DATASET EXCERPTS:

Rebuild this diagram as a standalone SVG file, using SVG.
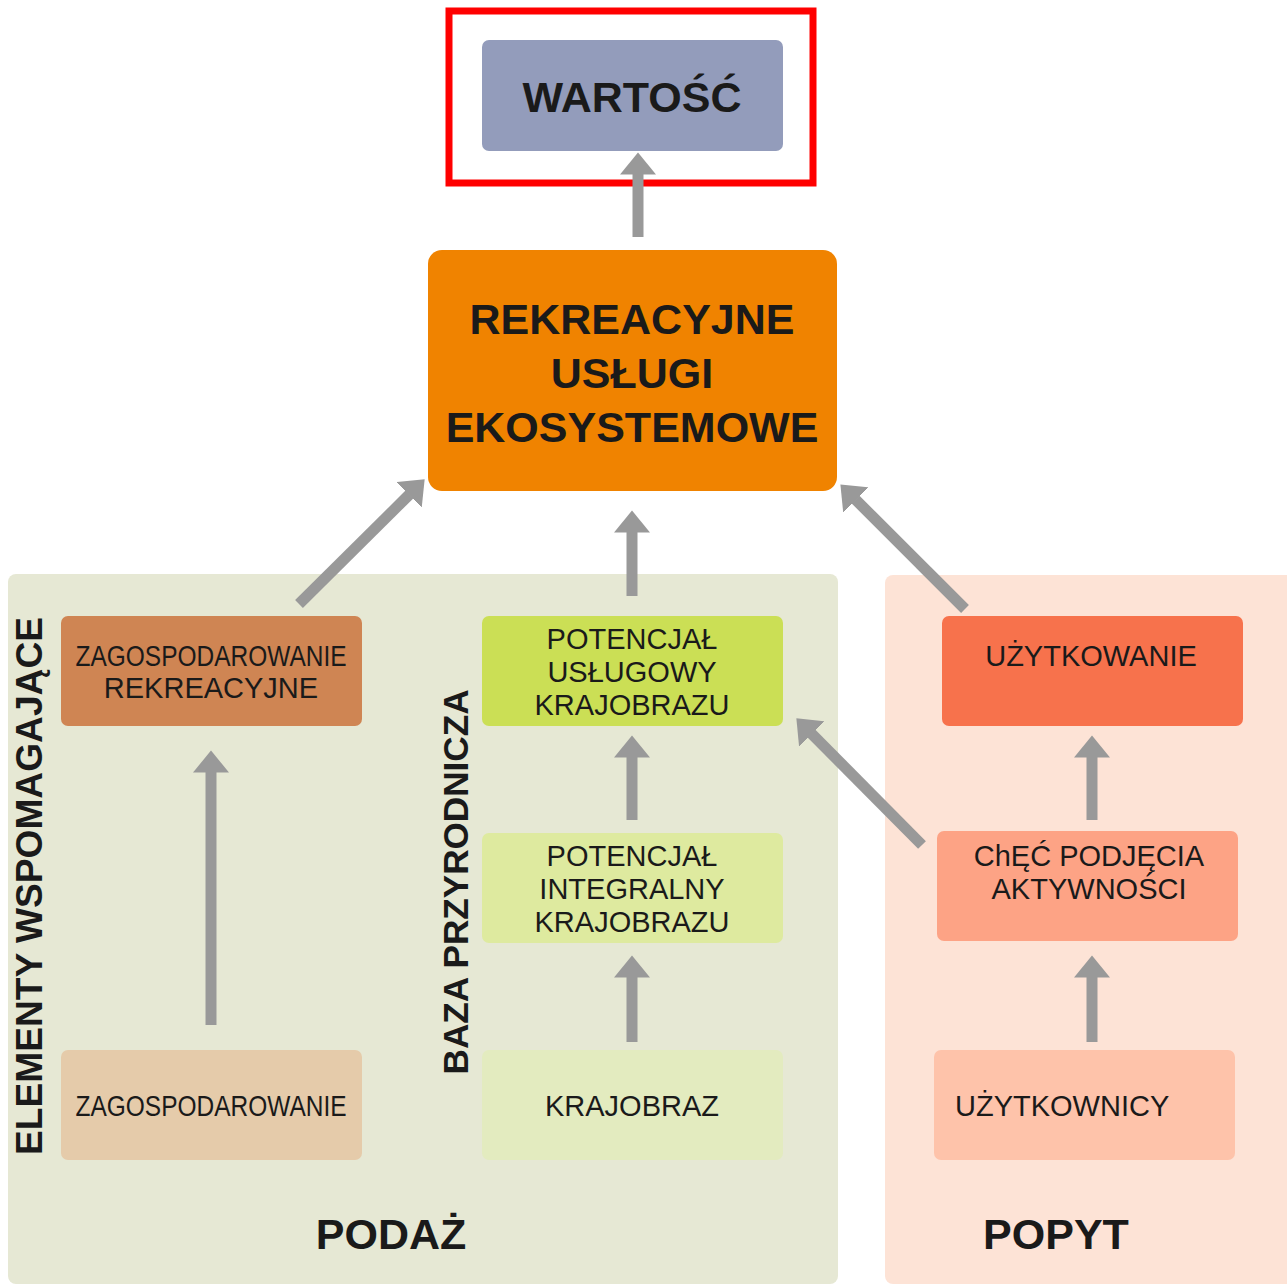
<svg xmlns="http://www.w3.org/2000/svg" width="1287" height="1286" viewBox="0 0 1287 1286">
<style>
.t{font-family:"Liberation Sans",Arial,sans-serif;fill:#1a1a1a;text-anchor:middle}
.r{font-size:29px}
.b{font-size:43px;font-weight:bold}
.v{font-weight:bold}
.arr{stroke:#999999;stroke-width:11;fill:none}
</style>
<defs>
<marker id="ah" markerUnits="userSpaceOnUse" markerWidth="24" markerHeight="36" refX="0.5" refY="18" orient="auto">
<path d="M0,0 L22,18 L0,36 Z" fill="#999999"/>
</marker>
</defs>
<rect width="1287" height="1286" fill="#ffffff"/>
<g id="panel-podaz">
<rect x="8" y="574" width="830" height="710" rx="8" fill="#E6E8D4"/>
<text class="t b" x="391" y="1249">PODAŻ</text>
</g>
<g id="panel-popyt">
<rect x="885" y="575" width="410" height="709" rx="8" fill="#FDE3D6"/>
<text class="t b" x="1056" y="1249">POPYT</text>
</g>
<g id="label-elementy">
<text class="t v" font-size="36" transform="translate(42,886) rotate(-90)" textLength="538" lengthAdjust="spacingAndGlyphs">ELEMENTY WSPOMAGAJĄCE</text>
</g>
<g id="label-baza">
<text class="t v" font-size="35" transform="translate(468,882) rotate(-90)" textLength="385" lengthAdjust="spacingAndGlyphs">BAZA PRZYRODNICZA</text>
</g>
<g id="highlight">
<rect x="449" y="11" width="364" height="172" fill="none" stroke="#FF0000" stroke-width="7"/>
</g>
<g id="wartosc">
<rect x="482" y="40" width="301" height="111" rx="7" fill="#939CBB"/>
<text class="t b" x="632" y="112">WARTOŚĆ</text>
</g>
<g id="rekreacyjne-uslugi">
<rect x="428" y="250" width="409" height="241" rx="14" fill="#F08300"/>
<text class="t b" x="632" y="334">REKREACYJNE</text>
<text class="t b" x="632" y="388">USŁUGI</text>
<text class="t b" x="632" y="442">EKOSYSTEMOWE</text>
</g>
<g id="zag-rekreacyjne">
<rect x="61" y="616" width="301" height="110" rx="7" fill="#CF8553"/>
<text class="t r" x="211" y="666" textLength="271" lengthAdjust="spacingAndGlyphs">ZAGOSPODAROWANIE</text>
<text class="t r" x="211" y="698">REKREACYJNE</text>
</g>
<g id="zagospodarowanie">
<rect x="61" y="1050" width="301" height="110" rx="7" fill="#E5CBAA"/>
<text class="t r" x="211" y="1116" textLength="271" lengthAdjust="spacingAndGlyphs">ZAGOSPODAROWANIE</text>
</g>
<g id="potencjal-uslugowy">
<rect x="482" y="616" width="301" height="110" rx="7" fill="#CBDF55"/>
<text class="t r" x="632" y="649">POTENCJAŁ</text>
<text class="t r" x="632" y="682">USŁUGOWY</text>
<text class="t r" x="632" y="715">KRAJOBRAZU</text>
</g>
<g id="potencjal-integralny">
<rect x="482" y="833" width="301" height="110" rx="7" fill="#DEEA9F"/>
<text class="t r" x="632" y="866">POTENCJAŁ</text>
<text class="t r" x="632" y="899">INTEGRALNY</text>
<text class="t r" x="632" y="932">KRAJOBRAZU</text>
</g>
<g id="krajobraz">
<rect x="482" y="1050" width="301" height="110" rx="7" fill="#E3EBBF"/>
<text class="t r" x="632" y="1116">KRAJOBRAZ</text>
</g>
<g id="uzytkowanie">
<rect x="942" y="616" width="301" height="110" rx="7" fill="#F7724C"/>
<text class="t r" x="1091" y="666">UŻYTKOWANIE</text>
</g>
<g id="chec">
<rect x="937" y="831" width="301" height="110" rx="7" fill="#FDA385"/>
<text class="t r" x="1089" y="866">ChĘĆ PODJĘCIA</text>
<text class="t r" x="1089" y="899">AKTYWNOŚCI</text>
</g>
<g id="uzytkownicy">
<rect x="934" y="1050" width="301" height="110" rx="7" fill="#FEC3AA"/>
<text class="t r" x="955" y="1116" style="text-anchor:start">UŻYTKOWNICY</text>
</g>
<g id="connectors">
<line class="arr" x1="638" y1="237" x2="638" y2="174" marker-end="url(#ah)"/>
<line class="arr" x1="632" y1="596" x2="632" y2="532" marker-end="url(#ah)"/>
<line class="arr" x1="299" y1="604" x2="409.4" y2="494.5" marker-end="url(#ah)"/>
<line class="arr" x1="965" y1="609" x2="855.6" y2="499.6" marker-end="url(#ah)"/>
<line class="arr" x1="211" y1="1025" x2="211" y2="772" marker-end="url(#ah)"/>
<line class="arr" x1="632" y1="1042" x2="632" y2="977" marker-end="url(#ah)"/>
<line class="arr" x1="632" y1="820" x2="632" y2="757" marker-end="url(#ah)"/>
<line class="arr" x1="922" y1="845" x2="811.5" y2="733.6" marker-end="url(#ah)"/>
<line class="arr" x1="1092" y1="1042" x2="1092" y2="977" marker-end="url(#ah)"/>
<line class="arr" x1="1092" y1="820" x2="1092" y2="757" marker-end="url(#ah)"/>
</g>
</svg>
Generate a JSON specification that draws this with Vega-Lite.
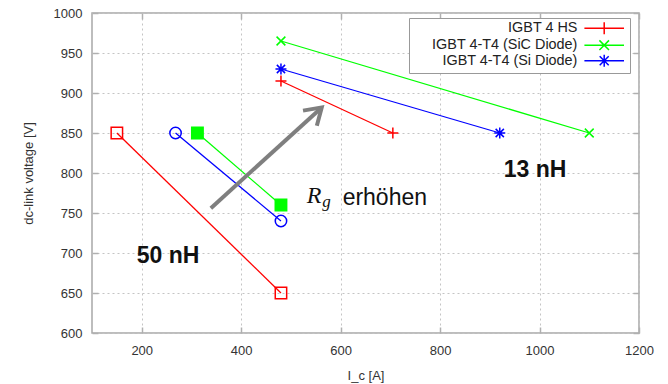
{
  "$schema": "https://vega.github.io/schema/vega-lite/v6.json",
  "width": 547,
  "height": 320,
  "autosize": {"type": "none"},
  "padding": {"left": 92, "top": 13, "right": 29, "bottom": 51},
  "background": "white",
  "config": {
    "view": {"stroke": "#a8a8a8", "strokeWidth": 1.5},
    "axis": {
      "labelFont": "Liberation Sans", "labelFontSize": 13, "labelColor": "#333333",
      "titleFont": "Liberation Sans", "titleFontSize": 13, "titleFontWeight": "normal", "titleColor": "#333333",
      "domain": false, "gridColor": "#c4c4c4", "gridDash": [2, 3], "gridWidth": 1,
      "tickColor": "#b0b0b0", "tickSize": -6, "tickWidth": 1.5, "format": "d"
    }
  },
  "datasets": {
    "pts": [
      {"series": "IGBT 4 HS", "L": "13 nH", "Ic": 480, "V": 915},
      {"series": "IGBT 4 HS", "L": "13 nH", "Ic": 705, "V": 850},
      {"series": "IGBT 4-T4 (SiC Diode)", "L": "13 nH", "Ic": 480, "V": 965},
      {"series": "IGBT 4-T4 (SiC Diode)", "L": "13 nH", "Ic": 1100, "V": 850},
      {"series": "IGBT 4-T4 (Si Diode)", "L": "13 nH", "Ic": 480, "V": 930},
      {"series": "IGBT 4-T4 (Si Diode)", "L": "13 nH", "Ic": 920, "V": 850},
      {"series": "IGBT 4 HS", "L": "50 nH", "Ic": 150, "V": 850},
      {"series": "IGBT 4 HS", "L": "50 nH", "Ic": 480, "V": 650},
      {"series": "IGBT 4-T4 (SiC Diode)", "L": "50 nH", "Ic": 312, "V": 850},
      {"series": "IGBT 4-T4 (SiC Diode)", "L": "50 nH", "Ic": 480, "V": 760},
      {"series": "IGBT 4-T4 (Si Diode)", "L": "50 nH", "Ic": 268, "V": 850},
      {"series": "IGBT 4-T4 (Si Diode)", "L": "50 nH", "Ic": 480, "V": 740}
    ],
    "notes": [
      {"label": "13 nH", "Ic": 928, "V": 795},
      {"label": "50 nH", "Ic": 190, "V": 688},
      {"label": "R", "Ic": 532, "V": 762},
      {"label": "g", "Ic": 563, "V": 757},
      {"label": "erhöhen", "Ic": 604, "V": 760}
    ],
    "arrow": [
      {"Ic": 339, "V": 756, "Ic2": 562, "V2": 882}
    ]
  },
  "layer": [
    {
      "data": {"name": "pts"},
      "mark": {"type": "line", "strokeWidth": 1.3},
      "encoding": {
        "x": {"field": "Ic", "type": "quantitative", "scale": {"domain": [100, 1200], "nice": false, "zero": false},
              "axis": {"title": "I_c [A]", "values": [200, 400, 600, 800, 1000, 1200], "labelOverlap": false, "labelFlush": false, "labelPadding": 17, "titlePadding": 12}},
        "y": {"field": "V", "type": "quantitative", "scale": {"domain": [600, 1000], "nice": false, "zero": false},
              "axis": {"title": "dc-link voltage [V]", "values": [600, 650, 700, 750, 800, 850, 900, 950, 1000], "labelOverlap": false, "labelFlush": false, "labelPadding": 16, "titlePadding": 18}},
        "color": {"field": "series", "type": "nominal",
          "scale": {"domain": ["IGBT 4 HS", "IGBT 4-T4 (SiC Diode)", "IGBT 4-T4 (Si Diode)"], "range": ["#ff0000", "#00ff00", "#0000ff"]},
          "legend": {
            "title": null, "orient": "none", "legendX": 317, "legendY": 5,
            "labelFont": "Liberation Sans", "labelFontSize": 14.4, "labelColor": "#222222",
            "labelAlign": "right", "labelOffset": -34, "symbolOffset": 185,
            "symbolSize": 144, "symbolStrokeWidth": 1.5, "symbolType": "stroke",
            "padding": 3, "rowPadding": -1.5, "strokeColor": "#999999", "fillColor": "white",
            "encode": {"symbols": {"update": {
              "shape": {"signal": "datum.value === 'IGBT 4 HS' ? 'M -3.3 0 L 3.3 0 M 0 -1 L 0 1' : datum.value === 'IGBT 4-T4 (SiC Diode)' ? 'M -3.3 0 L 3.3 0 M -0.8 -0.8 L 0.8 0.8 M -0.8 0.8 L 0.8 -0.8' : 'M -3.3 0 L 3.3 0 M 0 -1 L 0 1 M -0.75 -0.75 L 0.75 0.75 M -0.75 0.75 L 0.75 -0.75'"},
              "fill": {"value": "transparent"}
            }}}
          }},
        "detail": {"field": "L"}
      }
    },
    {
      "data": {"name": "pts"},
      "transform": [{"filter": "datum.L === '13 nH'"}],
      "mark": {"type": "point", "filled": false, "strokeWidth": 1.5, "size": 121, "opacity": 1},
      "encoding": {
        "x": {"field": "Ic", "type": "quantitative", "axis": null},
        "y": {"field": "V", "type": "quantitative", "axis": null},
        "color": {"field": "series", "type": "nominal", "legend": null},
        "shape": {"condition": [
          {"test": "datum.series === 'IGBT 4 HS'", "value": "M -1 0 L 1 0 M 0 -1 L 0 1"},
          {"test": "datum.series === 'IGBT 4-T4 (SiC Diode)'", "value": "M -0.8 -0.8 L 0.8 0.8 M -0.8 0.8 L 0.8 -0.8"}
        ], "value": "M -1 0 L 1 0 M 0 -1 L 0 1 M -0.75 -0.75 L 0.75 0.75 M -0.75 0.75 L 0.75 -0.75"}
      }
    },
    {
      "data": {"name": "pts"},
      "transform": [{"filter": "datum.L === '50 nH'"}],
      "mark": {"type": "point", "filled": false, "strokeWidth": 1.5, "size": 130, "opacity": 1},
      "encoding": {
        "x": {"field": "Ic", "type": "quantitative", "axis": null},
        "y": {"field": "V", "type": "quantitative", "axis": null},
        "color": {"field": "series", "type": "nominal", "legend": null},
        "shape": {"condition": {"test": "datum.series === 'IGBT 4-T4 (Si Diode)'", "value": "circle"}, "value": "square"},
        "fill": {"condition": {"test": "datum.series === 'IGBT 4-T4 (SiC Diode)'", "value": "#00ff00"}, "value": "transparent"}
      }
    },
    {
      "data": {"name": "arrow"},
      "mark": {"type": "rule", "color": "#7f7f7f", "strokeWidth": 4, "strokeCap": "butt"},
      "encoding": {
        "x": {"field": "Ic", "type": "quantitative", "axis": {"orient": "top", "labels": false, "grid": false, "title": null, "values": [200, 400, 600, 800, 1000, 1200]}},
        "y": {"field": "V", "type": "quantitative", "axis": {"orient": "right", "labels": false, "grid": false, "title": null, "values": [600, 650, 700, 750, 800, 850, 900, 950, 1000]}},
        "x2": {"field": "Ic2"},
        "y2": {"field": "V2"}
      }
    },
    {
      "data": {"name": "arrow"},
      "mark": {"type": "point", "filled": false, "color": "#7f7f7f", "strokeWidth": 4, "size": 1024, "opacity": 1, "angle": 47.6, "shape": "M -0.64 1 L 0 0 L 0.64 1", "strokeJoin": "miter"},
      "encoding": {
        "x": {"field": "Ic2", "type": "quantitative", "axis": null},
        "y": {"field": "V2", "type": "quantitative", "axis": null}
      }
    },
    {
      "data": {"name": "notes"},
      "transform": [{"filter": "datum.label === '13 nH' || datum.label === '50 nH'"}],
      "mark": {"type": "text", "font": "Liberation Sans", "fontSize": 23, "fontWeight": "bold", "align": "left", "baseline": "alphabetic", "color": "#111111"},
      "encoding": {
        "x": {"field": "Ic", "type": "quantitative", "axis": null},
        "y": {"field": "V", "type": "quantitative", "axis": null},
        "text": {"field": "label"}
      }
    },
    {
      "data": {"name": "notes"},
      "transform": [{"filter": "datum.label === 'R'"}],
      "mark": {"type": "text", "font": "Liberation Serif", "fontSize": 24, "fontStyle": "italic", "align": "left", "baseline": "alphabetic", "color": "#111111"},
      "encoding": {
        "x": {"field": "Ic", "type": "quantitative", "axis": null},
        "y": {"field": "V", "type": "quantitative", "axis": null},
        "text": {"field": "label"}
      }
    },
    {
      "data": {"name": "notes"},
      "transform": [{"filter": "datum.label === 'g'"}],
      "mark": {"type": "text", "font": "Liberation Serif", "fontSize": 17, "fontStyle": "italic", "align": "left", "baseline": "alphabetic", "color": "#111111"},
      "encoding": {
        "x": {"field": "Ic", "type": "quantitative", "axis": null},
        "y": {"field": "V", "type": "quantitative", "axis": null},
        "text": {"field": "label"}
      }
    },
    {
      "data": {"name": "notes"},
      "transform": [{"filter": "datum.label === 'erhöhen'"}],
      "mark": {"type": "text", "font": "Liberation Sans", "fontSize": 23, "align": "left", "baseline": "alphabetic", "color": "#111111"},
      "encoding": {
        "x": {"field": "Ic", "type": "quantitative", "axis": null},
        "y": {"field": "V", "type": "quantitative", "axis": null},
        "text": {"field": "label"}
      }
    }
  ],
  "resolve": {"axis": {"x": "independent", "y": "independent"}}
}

TASK PROMPT: Check each line of the records for the word "this" and extract those that contain it.

OUTPUT:
Rebuild this diagram as a standalone SVG file, using SVG.
Generate a JSON specification that draws this with Vega-Lite.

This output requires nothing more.